A flat on the Isle of Cumbrae is being used as a base for a mission to find life on Mars.
The seafront flat in Millport, Isle of Cumbrae, North Ayrshire, is being used as a command hub for a mock-up operation to help prepare for the ExoMars mission being run by the European Space Agency which will launch next year and land in 2023.
Professor John Parnell, 64, a geologist at the University of Aberdeen, turned his living room in the flat into a base using just a laptop.
He logs on to video-link with a quarry in Leicester being used to simulate the surface of Mars, and will analyse rocks and minerals to look for evidence when the mission starts.
Scientists need to practice interpreting data that will be sent back 400 million kilometres by a rover, to be analysed in Millport.
Although he doubts they will find any life on Mars now, he believes it may have existed in the past.
Professor Parnell, who got involved through his job, said: “The mission ExoMars is primarily organised by the European Space Agency and is due to fly to Mars next year and its intention is to look for evidence of life.
“That probably means life on Mars in the distant past – the surface of Mars is not at all conducive to life now.
“I would be very surprised if there was any living right now.
“As to the past, I think it’s probably 50/50.
“Even if it had been there, we’re going to have to try very hard.
“If you landed a spacecraft on many parts of the Earth, you might find it difficult to prove there was life there – the evidence is there but actually finding it is not easy.”
He was teaching students remotely from the flat he bought in 2014 when he realised he could run the base from there.
Professor Parnell said: “The mission involves a number of different scientific instruments, most of which will be on a rover which will trundle slowly over the planet’s surface.

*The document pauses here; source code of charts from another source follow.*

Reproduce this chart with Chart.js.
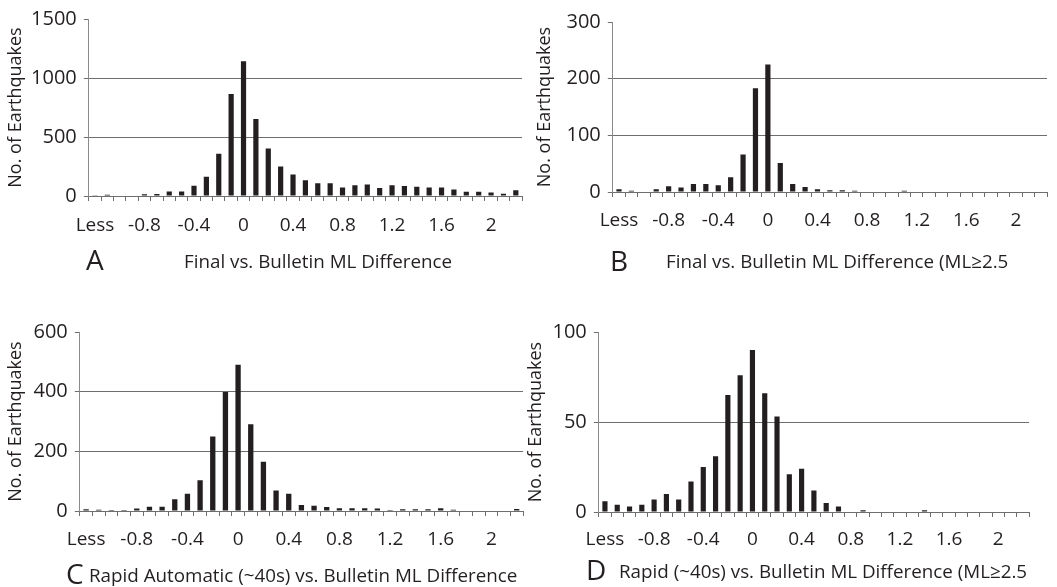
<!DOCTYPE html>
<html>
<head>
<meta charset="utf-8">
<script src="https://cdn.jsdelivr.net/npm/chart.js@4.4.1/dist/chart.umd.min.js"></script>
<style>
  html, body { margin: 0; padding: 0; background: #fff; }
  body { width: 1057px; height: 587px; position: relative; overflow: hidden; font-family: "Open Sans", sans-serif; color: #231f20; }
  canvas { position: absolute; }
  .lab { position: absolute; transform: translateY(-50%); white-space: nowrap; line-height: 1; }
  .letter { font-size: 28px; }
  .sub { font-size: 18.8px; }
</style>
</head>
<body>
<canvas id="cA"></canvas>
<canvas id="cB"></canvas>
<canvas id="cC"></canvas>
<canvas id="cD"></canvas>
<div class="lab letter" style="left:86px;top:259px;">A</div>
<div class="lab sub" style="left:184px;top:261px;">Final vs. Bulletin ML Difference</div>
<div class="lab letter" style="left:610px;top:260px;">B</div>
<div class="lab sub" style="left:666px;top:261px;">Final vs. Bulletin ML Difference (ML≥2.5</div>
<div class="lab letter" style="left:66px;top:573px;">C</div>
<div class="lab sub" style="left:89px;top:575px;">Rapid Automatic (~40s) vs. Bulletin ML Difference</div>
<div class="lab letter" style="left:586px;top:569px;">D</div>
<div class="lab sub" style="left:619px;top:571px;">Rapid (~40s) vs. Bulletin ML Difference (ML≥2.5</div>
<script>
// ---- data ----
const categories = ['Less','-1.1','-1','-0.9','-0.8','-0.7','-0.6','-0.5','-0.4','-0.3','-0.2','-0.1','0',
  '0.1','0.2','0.3','0.4','0.5','0.6','0.7','0.8','0.9','1','1.1','1.2','1.3','1.4','1.5','1.6','1.7','1.8','1.9','2','2.1','2.2'];
const tickLabels = ['Less','-0.8','-0.4','0','0.4','0.8','1.2','1.6','2'];
const finalAll = [3,10,0,5,15,18,38,38,87,163,359,864,1141,652,402,250,182,133,109,109,73,92,98,68,92,84,79,73,73,55,36,35,30,19,49];
const finalM25 = [5,2,0,5,10,8,14,14,12,26,66,183,225,51,14,9,5,3,3,2,0,1,1,2,1,0,1,1,0,0,0,0,0,0,0];
const rapidAll = [6,4,3,3,8,14,14,39,58,103,250,399,490,291,165,69,58,20,18,13,9,9,9,8,3,6,6,6,9,4,2,0,0,0,7];
const rapidM25 = [6,4,3,4,7,10,7,17,25,31,65,76,90,66,53,21,24,12,5,3,0,1,0,0,0,0,1,0,0,0,0,0,0,0,0];
const yMaxA = 1500, yStepA = 500;
const yMaxB = 300, yStepB = 100;
const yMaxC = 600, yStepC = 200;
const yMaxD = 100, yStepD = 50;

const INK = '#231f20';
const GRID = '#6d6e71';
const FONT = '"Open Sans", sans-serif';

function makeChart(id, values, yMax, yStep, box) {
  const pt = 12, pr = 8, xh = 52;
  const cv = document.getElementById(id);
  const canvasLeft = box.titleX - 14.8;
  const yw = box.L - canvasLeft;
  cv.width = Math.round(box.R - canvasLeft + pr);
  cv.height = Math.round(box.B - box.T + pt + xh);
  cv.style.left = canvasLeft + 'px';
  cv.style.top = (box.T - pt) + 'px';
  return new Chart(cv, {
    type: 'bar',
    data: {
      labels: categories,
      datasets: [{ data: values, backgroundColor: INK, borderWidth: 0,
        barPercentage: 0.42, categoryPercentage: 1.0 }]
    },
    options: {
      responsive: false,
      animation: false,
      devicePixelRatio: 1,
      layout: { padding: { top: pt, right: pr, left: 0, bottom: 0 } },
      plugins: { legend: { display: false }, tooltip: { enabled: false } },
      scales: {
        x: {
          afterFit: s => { s.height = xh; },
          grid: { display: true, drawOnChartArea: false, drawTicks: true, tickLength: 5,
            tickColor: GRID, offset: true },
          border: { display: true, color: GRID, width: 1 },
          ticks: {
            autoSkip: false, maxRotation: 0, minRotation: 0, padding: box.xpad,
            color: INK, font: { family: FONT, size: 19 },
            callback: function(v, i) {
              const lab = categories[i];
              return tickLabels.includes(lab) ? lab : '';
            }
          }
        },
        y: {
          min: 0, max: yMax,
          afterFit: s => { s.width = yw; },
          grid: { display: true, drawTicks: true, tickLength: 5, tickColor: GRID,
            color: c => (c.tick && c.tick.value === yMax) ? 'rgba(0,0,0,0)' : GRID, lineWidth: 1 },
          border: { display: true, color: '#8a8a8a', width: 1 },
          ticks: { stepSize: yStep, padding: 7, color: INK, font: { family: FONT, size: 20 },
            callback: v => String(v) },
          title: { display: true, text: 'No. of Earthquakes', color: INK,
            font: { family: FONT, size: 18 }, padding: { top: 4, bottom: 0 } }
        }
      }
    }
  });
}

makeChart('cA', finalAll, yMaxA, yStepA, { L: 89, R: 522, T: 12.3, B: 196.7, titleX: 16, xpad: 13.5 });
makeChart('cB', finalM25, yMaxB, yStepB, { L: 613, R: 1047, T: 14.7, B: 191.3, titleX: 545, xpad: 12.5 });
makeChart('cC', rapidAll, yMaxC, yStepC, { L: 80, R: 523, T: 325, B: 511.3, titleX: 16, xpad: 12.5 });
makeChart('cD', rapidM25, yMaxD, yStepD, { L: 599, R: 1029, T: 325, B: 512.3, titleX: 536, xpad: 11.5 });
</script>
</body>
</html>
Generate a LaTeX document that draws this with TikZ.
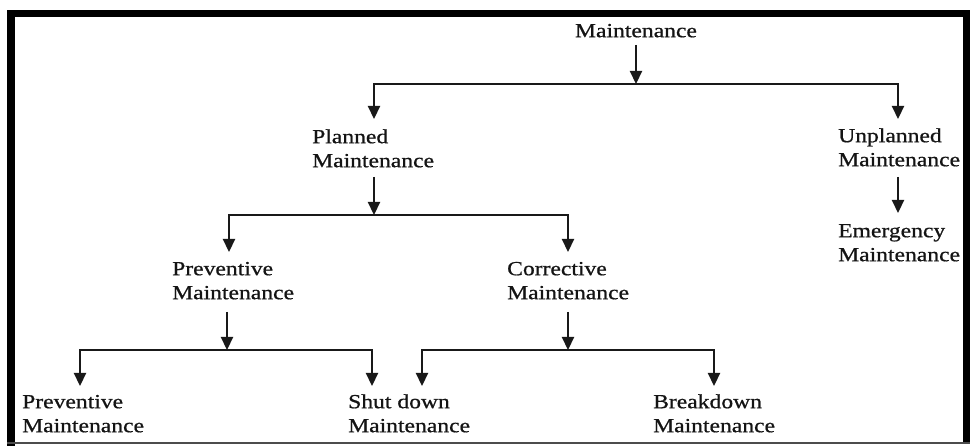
\documentclass[tikz,border=0pt]{standalone}
\usepackage{fontspec}
\setmainfont{Liberation Serif}[FakeStretch=1.18,FakeBold=0.8]
\usetikzlibrary{arrows.meta}
\tikzset{
  lbl/.style={inner sep=0pt, anchor=north west, align=left, text=black!92,
    font=\fontsize{20}{24}\selectfont},
  conn/.style={line width=2.2pt, draw=black!90},
  arr/.style={conn, -{Triangle[width=12pt,length=13pt]}},
}
\begin{document}
\begin{tikzpicture}[x=1pt,y=-1pt]
\useasboundingbox (0,0) rectangle (970,446);
% frame
\fill[black] (7,10) rectangle (970,17);
\fill[black] (7,10) rectangle (15,446);
\fill[black] (963,10) rectangle (970,443);
\fill[black!70] (7,442) rectangle (970,444.5);

% nodes
\node[lbl, anchor=north] (root) at (636,37-16.8) {\strut Maintenance};
\node[lbl] (planned) at (312,143-16.8) {\strut Planned\\\strut Maintenance};
\node[lbl] (unplanned) at (838,142-16.8) {\strut Unplanned\\\strut Maintenance};
\node[lbl] (emergency) at (838,237-16.8) {\strut Emergency\\\strut Maintenance};
\node[lbl] (prev) at (172,275-16.8) {\strut Preventive\\\strut Maintenance};
\node[lbl] (corr) at (507,275-16.8) {\strut Corrective\\\strut Maintenance};
\node[lbl] (prev2) at (22,408-16.8) {\strut Preventive\\\strut Maintenance};
\node[lbl] (shut) at (348,408-16.8) {\strut Shut down\\\strut Maintenance};
\node[lbl] (brk) at (653,408-16.8) {\strut Breakdown\\\strut Maintenance};

% connector coordinates
\coordinate (rootout) at (636,45);
\coordinate (j0) at (636,84);
\coordinate (plin) at (374,119);
\coordinate (unin) at (898,119);
\coordinate (plout) at (374,177);
\coordinate (j1) at (374,215);
\coordinate (prin) at (229,252);
\coordinate (coin) at (568,252);
\coordinate (unout) at (898,177);
\coordinate (emin) at (898,213);
\coordinate (prout) at (227,312);
\coordinate (j2) at (227,350);
\coordinate (p2in) at (80,386);
\coordinate (shin) at (372,386);
\coordinate (coout) at (568,312);
\coordinate (j3) at (568,350);
\coordinate (sh2in) at (422,386);
\coordinate (brin) at (714,386);

% connectors
\draw[arr] (rootout) -- (j0);
\draw[arr] (j0) -| (plin);
\draw[arr] (j0) -| (unin);
\draw[arr] (plout) -- (j1);
\draw[arr] (j1) -| (prin);
\draw[arr] (j1) -| (coin);
\draw[arr] (unout) -- (emin);
\draw[arr] (prout) -- (j2);
\draw[arr] (j2) -| (p2in);
\draw[arr] (j2) -| (shin);
\draw[arr] (coout) -- (j3);
\draw[arr] (j3) -| (sh2in);
\draw[arr] (j3) -| (brin);
\end{tikzpicture}
\end{document}
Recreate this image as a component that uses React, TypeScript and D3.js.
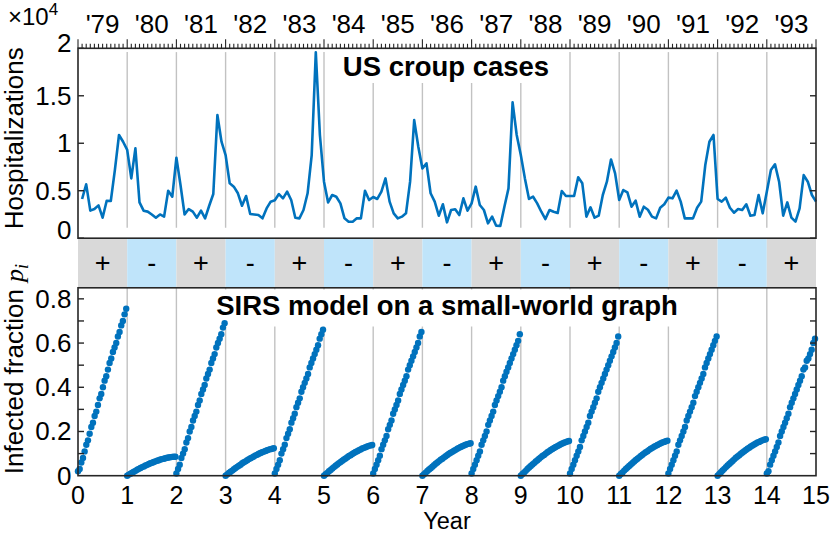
import React from 'react';
import * as d3 from 'd3';

const W = 830;
const H = 534;

const YEAR_LABELS = ["'79", "'80", "'81", "'82", "'83", "'84", "'85", "'86", "'87", "'88", "'89", "'90", "'91", "'92", "'93"];
const BAND_SIGNS = ['+', '-', '+', '-', '+', '-', '+', '-', '+', '-', '+', '-', '+', '-', '+'];
const TOP_TICKS = [0, 5000, 10000, 15000, 20000];
const TOP_TICK_LABELS = ['0', '0.5', '1', '1.5', '2'];
const BOT_TICKS = [0, 0.2, 0.4, 0.6, 0.8];
const BOT_TICK_LABELS = ['0', '0.2', '0.4', '0.6', '0.8'];
const BOT_MINOR = [0.1, 0.2, 0.3, 0.4, 0.5, 0.6, 0.7, 0.8];
const YEARS = [0, 1, 2, 3, 4, 5, 6, 7, 8, 9, 10, 11, 12, 13, 14, 15];

// monthly US croup hospitalizations, Jan 1979 .. Dec 1993
const CROUP = [
  4130, 5670, 2900, 3070, 3460, 2160, 3950, 3920, 7200, 10870, 10160, 9300,
  6300, 9460, 3770, 2900, 2800, 2500, 2160, 2500, 2270, 5000, 4370, 8480,
  5600, 2500, 3070, 2800, 2160, 2900, 2090, 3420, 4650, 12970, 10160, 8760,
  5780, 5430, 4730, 3420, 4440, 2550, 2500, 2440, 2090, 3140, 3850, 3990,
  4650, 4200, 4900, 4020, 2160, 2090, 2970, 4730, 8760, 19570, 10870, 5950,
  3770, 4550, 4370, 3670, 2090, 1740, 1740, 2090, 2090, 5000, 4020, 4340,
  4130, 4900, 6300, 3850, 2620, 2090, 2270, 2620, 5950, 12440, 9630, 7350,
  7880, 4730, 3850, 2370, 3570, 1670, 2970, 3040, 2440, 4200, 2900, 3670,
  5430, 3500, 2970, 1570, 2270, 1320, 1280, 3320, 5250, 14300, 10870, 8760,
  6300, 4130, 4370, 3670, 2790, 2020, 2970, 2790, 2650, 4970, 4440, 4440,
  4440, 6410, 5780, 2270, 3250, 2160, 2370, 4550, 5950, 8290, 6830, 4020,
  5070, 4830, 3320, 3950, 2270, 3320, 3000, 2270, 2090, 3210, 3570, 4270,
  4200, 5000, 3850, 2090, 2090, 2090, 3210, 3850, 7710, 10160, 10870, 4130,
  3850, 4270, 3210, 2690, 3070, 2970, 3570, 2370, 2440, 4550, 2620, 4900,
  7180, 7780, 5950, 2370, 3770, 2160, 1740, 3140, 6650, 5950, 4550, 3850,
];

// SIRS infected fraction, one array per year (30 samples each)
const SIRS_Y0 = [.02, .03, .06, .08, .11, .14, .16, .19, .22, .24, .27, .29, .32, .35, .37, .40, .43, .45, .48, .51, .53, .56, .58, .60, .63, .65, .68, .70, .73, .755];
const SIRS_Y1 = [0, .005, .009, .014, .018, .022, .027, .031, .035, .039, .042, .046, .049, .053, .056, .059, .062, .065, .068, .070, .073, .075, .077, .079, .081, .082, .084, .085, .086, .086];
const SIRS_Y2 = [.01, .03, .05, .08, .10, .12, .15, .17, .20, .22, .25, .27, .29, .32, .34, .37, .39, .41, .44, .46, .48, .51, .53, .55, .58, .60, .62, .64, .67, .69];
const SIRS_Y3 = [0, .006, .012, .018, .023, .029, .035, .040, .045, .050, .056, .061, .065, .070, .075, .079, .083, .087, .092, .095, .099, .103, .106, .109, .112, .115, .118, .120, .122, .124];
const SIRS_Y4 = [.01, .03, .05, .07, .10, .12, .14, .17, .19, .21, .24, .26, .28, .31, .33, .35, .38, .40, .42, .44, .46, .49, .51, .53, .55, .57, .59, .62, .64, .66];
const SIRS_Y5 = [0, .007, .013, .020, .026, .033, .039, .045, .051, .057, .062, .068, .073, .078, .084, .089, .093, .098, .103, .107, .111, .115, .119, .123, .126, .129, .132, .135, .137, .139];
const SIRS_Y6 = [.01, .03, .05, .07, .09, .12, .14, .16, .18, .21, .23, .25, .28, .30, .32, .34, .37, .39, .41, .43, .45, .48, .50, .52, .54, .56, .58, .60, .63, .65];
const SIRS_Y7 = [0, .007, .014, .021, .028, .034, .041, .047, .054, .060, .066, .072, .077, .083, .088, .094, .099, .104, .108, .113, .117, .122, .126, .130, .133, .137, .140, .143, .145, .147];
const SIRS_Y8 = [.01, .03, .05, .07, .09, .11, .14, .16, .18, .20, .23, .25, .27, .29, .32, .34, .36, .38, .40, .43, .45, .47, .49, .51, .53, .55, .57, .59, .61, .64];
const SIRS_Y9 = [0, .008, .015, .022, .030, .037, .044, .051, .057, .064, .070, .077, .083, .089, .094, .100, .106, .111, .116, .121, .125, .130, .134, .138, .142, .146, .149, .152, .155, .157];
const SIRS_Y10 = [.01, .03, .05, .07, .09, .11, .13, .16, .18, .20, .22, .24, .27, .29, .31, .33, .35, .38, .40, .42, .44, .46, .48, .50, .52, .54, .56, .58, .60, .63];
const SIRS_Y11 = [0, .008, .015, .023, .030, .037, .044, .051, .058, .064, .071, .077, .083, .089, .095, .101, .106, .111, .117, .122, .126, .131, .135, .139, .143, .147, .150, .153, .156, .158];
const SIRS_Y12 = [.01, .03, .05, .07, .09, .11, .14, .16, .18, .20, .22, .25, .27, .29, .31, .33, .36, .38, .40, .42, .44, .46, .49, .51, .53, .55, .57, .59, .61, .63];
const SIRS_Y13 = [0, .008, .016, .024, .031, .039, .046, .053, .060, .067, .074, .081, .087, .093, .099, .105, .111, .116, .122, .127, .132, .137, .141, .146, .150, .153, .157, .160, .163, .165];
const SIRS_Y14 = [.01, .02, .05, .07, .09, .11, .13, .15, .18, .20, .22, .24, .26, .28, .31, .33, .35, .37, .39, .41, .43, .45, .48, .49, .52, .53, .55, .57, .60, .62];

const SIRS_SEGMENTS = [SIRS_Y0, SIRS_Y1, SIRS_Y2, SIRS_Y3, SIRS_Y4, SIRS_Y5, SIRS_Y6, SIRS_Y7,
  SIRS_Y8, SIRS_Y9, SIRS_Y10, SIRS_Y11, SIRS_Y12, SIRS_Y13, SIRS_Y14];

const FONT = '"Liberation Sans", Arial, Helvetica, sans-serif';
const SERIF = '"Liberation Serif", "Times New Roman", serif';
const BLUE = '#0072BD';
const AXIS = '#262626';
const GRID = '#c2c2c2';
const BAND_GRAY = '#d9d9d9';
const BAND_BLUE = '#bfe4fa';

const x = d3.scaleLinear().domain([0, 15]).range([78, 816]);
const yTop = d3.scaleLinear().domain([0, 20000]).range([238.2, 48.3]);
const yBot = d3.scaleLinear().domain([0, 0.85]).range([475.7, 287.8]);

const croupPts: [number, number][] = CROUP.map((v, k) => [(k + 1) / 12, v]);
const croupLine = d3.line<[number, number]>().x(d => x(d[0])).y(d => yTop(d[1]));

const sirsPts = SIRS_SEGMENTS.flatMap((seg, yr) =>
  seg.map((v, k) => ({ t: yr + (k / (seg.length - 1)) * 0.98, v })));

const months = d3.range(0, 181);

export default function App() {
  const topY0 = yTop(0);
  const topY1 = yTop(20000);
  const botY0 = yBot(0);
  const botY1 = yBot(0.85);
  return (
    <svg width={W} height={H} style={{ position: 'absolute', left: 0, top: 0, background: '#fff' }}
      fontFamily={FONT}>
      {/* sign band */}
      {BAND_SIGNS.map((s, i) => (
        <g key={'b' + i}>
          <rect x={x(i)} y={topY0} width={x(i + 1) - x(i)} height={botY1 - topY0}
            fill={s === '+' ? BAND_GRAY : BAND_BLUE} />
          <text x={(x(i) + x(i + 1)) / 2} y={(topY0 + botY1) / 2} textAnchor="middle"
            dominantBaseline="central" fontSize={27} fill="#000">{s}</text>
        </g>
      ))}

      {/* grid lines */}
      {YEARS.slice(1, 15).map(t => (
        <line key={'gt' + t} x1={x(t)} x2={x(t)} y1={yTop(19600)} y2={yTop(1100)}
          stroke={GRID} strokeWidth={1.4} />
      ))}
      {YEARS.slice(1, 15).map(t => (
        <line key={'gb' + t} x1={x(t)} x2={x(t)} y1={botY1} y2={botY0}
          stroke={GRID} strokeWidth={1.4} />
      ))}

      {/* title backgrounds */}
      <rect x={335} y={50} width={222} height={33} fill="#fff" />
      <rect x={212} y={289.5} width={470} height={37} fill="#fff" />
      <text x={446} y={76} textAnchor="middle" fontSize={27.5} fontWeight="bold" fill="#000">US croup cases</text>
      <text x={447} y={315} textAnchor="middle" fontSize={27.5} fontWeight="bold" fill="#000">SIRS model on a small-world graph</text>

      {/* data */}
      <path d={croupLine(croupPts) || ''} fill="none" stroke={BLUE} strokeWidth={2.6} strokeLinejoin="round" />
      {sirsPts.map((p, i) => (
        <circle key={'d' + i} cx={x(p.t)} cy={yBot(p.v)} r={3.2} fill={BLUE} />
      ))}

      {/* frames */}
      <rect x={x(0)} y={topY1} width={x(15) - x(0)} height={topY0 - topY1} fill="none" stroke={AXIS} strokeWidth={1.6} />
      <rect x={x(0)} y={botY1} width={x(15) - x(0)} height={botY0 - botY1} fill="none" stroke={AXIS} strokeWidth={1.6} />

      {/* top month ticks */}
      {months.map(m => (
        <line key={'m' + m} x1={x(m / 12)} x2={x(m / 12)} y1={topY1} y2={topY1 - (m % 12 === 0 ? 9 : 4.5)}
          stroke={AXIS} strokeWidth={1.1} />
      ))}
      {YEAR_LABELS.map((l, i) => (
        <text key={'yl' + i} x={x(i + 0.5)} y={33} textAnchor="middle" fontSize={26} fill="#000">{l}</text>
      ))}

      {/* top y ticks */}
      {TOP_TICKS.map((v, i) => (
        <g key={'tt' + i}>
          <line x1={x(0)} x2={x(0) + 6} y1={yTop(v)} y2={yTop(v)} stroke={AXIS} strokeWidth={1.4} />
          <line x1={x(15)} x2={x(15) - 6} y1={yTop(v)} y2={yTop(v)} stroke={AXIS} strokeWidth={1.4} />
          <text x={71.5} y={yTop(v) + (i === 0 ? -8 : i === TOP_TICKS.length - 1 ? -5.5 : 0)} textAnchor="end"
            dominantBaseline="central" fontSize={26} fill="#000">{TOP_TICK_LABELS[i]}</text>
        </g>
      ))}
      <text x={8} y={25} fontSize={24} fill="#000">×10<tspan fontSize={17} dy={-10}>4</tspan></text>
      <text transform={`translate(23,${(topY0 + topY1) / 2 - 5}) rotate(-90)`} textAnchor="middle" fontSize={26} fill="#000">Hospitalizations</text>

      {/* bottom y ticks */}
      {BOT_MINOR.map((v, i) => (
        <g key={'bm' + i}>
          <line x1={x(0)} x2={x(0) + 6} y1={yBot(v)} y2={yBot(v)} stroke={AXIS} strokeWidth={1.4} />
          <line x1={x(15)} x2={x(15) - 6} y1={yBot(v)} y2={yBot(v)} stroke={AXIS} strokeWidth={1.4} />
        </g>
      ))}
      {BOT_TICKS.map((v, i) => (
        <text key={'bt' + i} x={71.5} y={yBot(v)} textAnchor="end" dominantBaseline="central"
          fontSize={26} fill="#000">{BOT_TICK_LABELS[i]}</text>
      ))}
      {YEARS.map(t => (
        <text key={'xt' + t} x={x(t)} y={503.5} textAnchor="middle" fontSize={25} fill="#000">{t}</text>
      ))}
      <text x={(x(0) + x(15)) / 2} y={528.5} textAnchor="middle" fontSize={23.5} fill="#000">Year</text>
      <text transform={`translate(23,369) rotate(-90)`} textAnchor="middle" fontSize={26} fill="#000">
        Infected fraction <tspan fontFamily={SERIF} fontStyle="italic">p</tspan>
        <tspan fontFamily={SERIF} fontStyle="italic" fontSize={18} dy={5}>i</tspan>
      </text>
    </svg>
  );
}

“These include a camera, a drill, several different instruments which can undertake chemical analyses of the rocks there to work out what the rocks are made of in terms of their chemical and mineral elements.
“At the site of the field trip, the people who at the site have multiple screens – ones showing the rocks, a simulation of getting a signal back from Mars.
“They also have a screen that has me on the other end and I am giving them guidance as to what they are looking at.
“There is also a close up camera, allowing them to focus on specific rocks.
“We’re trying to avoid them actually walking up and touching rocks, they’re looking at a screen to simulate them seeing the rocks from another planet and then getting real-time guidance from me.
“Part of this is training young people, whose experience is not as great as mine.”
Last month scientists trialled a Raman spectrometer – which helps identify minerals – in preparation for the mission but more people need to be trained to use it.
He added: “We need to make sure that is thoroughly calibrated and tested on the kinds of minerals we’re expecting to look for.
“If you imagine how this will work on Mars, they are in a mission control room somewhere in Europe and they need to make decisions about how to deploy the instrument and interpret the data in a completely remote manner.”